SUN Hockey Pool

Eagleson dives right in

LANCE HORNBY -- Toronto Sun

, Last Updated: 7:48 AM ET

One-time hockey power broker Alan Eagleson chided the warring sides in the lockout last night about mishandling the collective bargaining talks. "They should have been sitting down since the summer of 2003," Eagleson said on The Fan 590. "Every day, 20 owners and 20 of the top players hammering out something. Take a year to do it and put it to bed.

"And I still believe (a CBA would get done) if you got 30 owners and 30 team captains in a room, gave 'em a week, slid a pizza under the door and said: 'Don't come out until you make this deal.' If there are 20 items, sit down and solve the 17 easy ones. There's too much at stake right now."

Eagleson claimed to have seen the danger in the old CBA a decade ago.

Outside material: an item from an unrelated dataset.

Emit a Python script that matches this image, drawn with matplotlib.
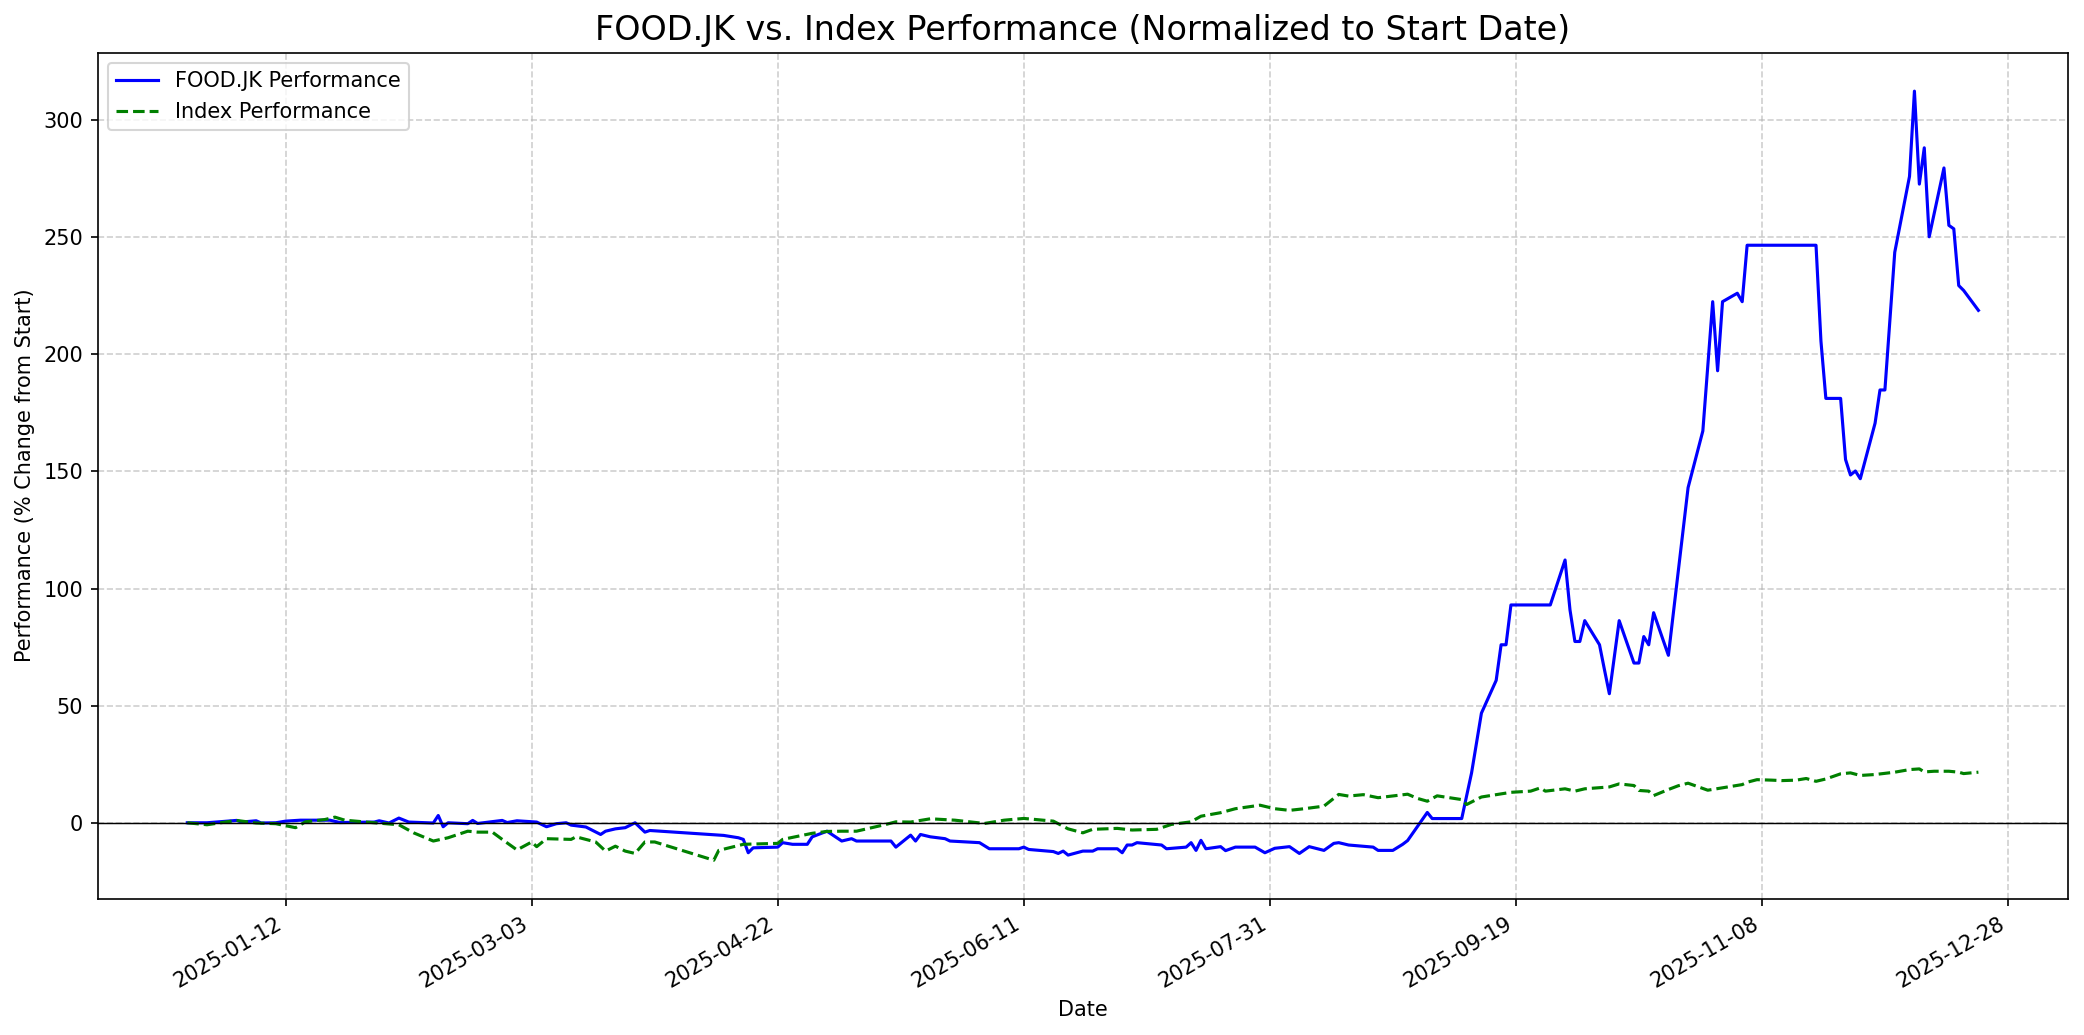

"In 1994, the owners signed a bad deal and in 1999, instead of terminating it, they extended it to cover the Olympics," he said. "That was going to be the big blossoming of hockey in the U.S. But that was a no-brainer not to happen, so we got stung for another five years.

FUMING FOR YEARS

"What's happened now, is the owners have been fuming for 10 years. The hardliners were out-voted in '94 and '99 and now they're saying (to the doves): 'You listen to us'."

Eagleson was the founder of the National Hockey League Players Association in 1967 and though there was labour peace for his 23 years, it came at a hidden price. He pleaded guilty in Boston in 1997 to fraud and theft, involving player insurance premiums and was fined $1 million US. He served six months in jail on fraud charges in Canada for skimming profits from the union and hockey advertising.

But the 71-year-old has been making more public statements the past couple of years, lately about the lack of good-faith bargaining.

"It's almost equal opportunity for vitriol," he said. "If the owners are at a $1.3-million (average salary) and the players are at $1.8 million, you'd think someone will say: 'Try $1.5 million and if doesn't work, go to $1.8 million or $1.3.' But that seems to be too easy.

"The big stick that Bettman holds (over previous NHL leaders) is that he only needs eight owners to vote with him. If (Bettman and Goodenow can't deal), bring in someone you both trust. I don't know if that person exists, but this suggestion by Paul Martin about a mediator makes a lot of sense.

"The rhetoric between them certainly suggests it will be a long time before we see Hockey Night in Canada. It will take a long time to dilute the poison."